What makes this story somewhat more remarkable is the fact that there has been a sharp slowdown in growth in many of our key trading partners (China, EZ). Given the interconnected nature of the global economy, with so much economic weakness elsewhere, it is remarkable that our GDP continues to surprise on the upside while many other key countries have experienced a loss of momentum and economic weakness.
 
U.S. GDP for Q4 2018 surprised on the upside this morning beating expectations of a 2.2% print and rising by 2.6%. This follows Q3 GDP of 3.4% and Q2 GDP of 4.2%. Business investment came in stronger than forecast while consumer spending was weaker down from 3.5% to 2.8%. Partially offsetting the stronger than expected GDP data, jobless claims for the latest reporting week rose to 225,000. U.S. interest rates are up slightly, U.S. equities are scheduled to open slightly weaker, and the U.S. dollar is mixed with European currencies outperforming and Asian currencies weaker.

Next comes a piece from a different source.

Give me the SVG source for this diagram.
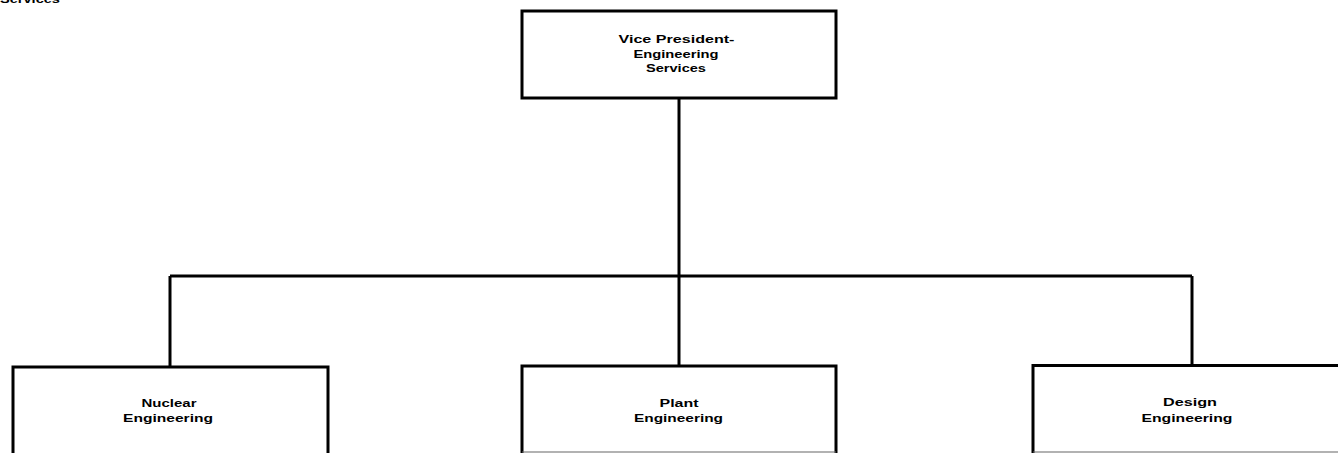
<svg xmlns="http://www.w3.org/2000/svg" width="1338" height="453" viewBox="0 0 1338 453">
<style>
.box{fill:#fff;stroke:#000;stroke-width:3}
.open{fill:none;stroke:#000;stroke-width:3}
.bot{fill:none;stroke:#666;stroke-width:1.2}
.conn{fill:none;stroke:#000;stroke-width:3}
text{font-family:"Liberation Sans",Arial,sans-serif;font-weight:bold;font-size:10.5px;fill:#000;text-anchor:middle}
</style>
<rect width="1338" height="453" fill="#fff"/>
<text x="30" y="3" textLength="60" lengthAdjust="spacingAndGlyphs">Services</text>
<g id="connectors">
<path class="conn" d="M679,98 V276"/>
<path class="conn" d="M170,276 H1192"/>
<path class="conn" d="M170,276 V367"/>
<path class="conn" d="M679,276 V366"/>
<path class="conn" d="M1192,276 V365.5"/>
</g>
<g id="vp">
<rect class="box" x="522" y="11" width="314" height="87"/>
<text x="676.5" y="42.5" textLength="116" lengthAdjust="spacingAndGlyphs">Vice President-</text>
<text x="676" y="57.5" textLength="85" lengthAdjust="spacingAndGlyphs">Engineering</text>
<text x="676" y="72" textLength="60" lengthAdjust="spacingAndGlyphs">Services</text>
</g>
<g id="nuclear">
<path class="open" d="M13,453 V367 H328 V453"/>
<text x="169" y="406.5" textLength="55" lengthAdjust="spacingAndGlyphs">Nuclear</text>
<text x="168" y="422" textLength="90" lengthAdjust="spacingAndGlyphs">Engineering</text>
</g>
<g id="plant">
<path class="open" d="M522,453 V366 H836 V453"/>
<path class="bot" d="M522,452 H836"/>
<text x="679" y="406.5" textLength="39" lengthAdjust="spacingAndGlyphs">Plant</text>
<text x="678.5" y="422" textLength="89" lengthAdjust="spacingAndGlyphs">Engineering</text>
</g>
<g id="design">
<path class="open" d="M1033,453 V365.5 H1340"/>
<path class="bot" d="M1033,452 H1338"/>
<text x="1190" y="405.7" textLength="54" lengthAdjust="spacingAndGlyphs">Design</text>
<text x="1187" y="421.7" textLength="91" lengthAdjust="spacingAndGlyphs">Engineering</text>
</g>
</svg>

HERE ARE THE KEY NEWS STORIES FROM OVERNIGHT:
  • Asian currencies are generally weaker after a disappointing Chinese Manufacturing PMI report for February. Market expectations were for a 49.5 print but instead came in at 49.2 which is the lowest level since February 2016. This manufacturing report has been below the key 50 level (implying economic contraction) since December. New export orders fell again and are at the lowest level in 10 years. Asian equities were down sharply (Korea down the most) and Asian currencies weakened as fears continue to mount about potential further economic weakness in China impacting other Asian economies.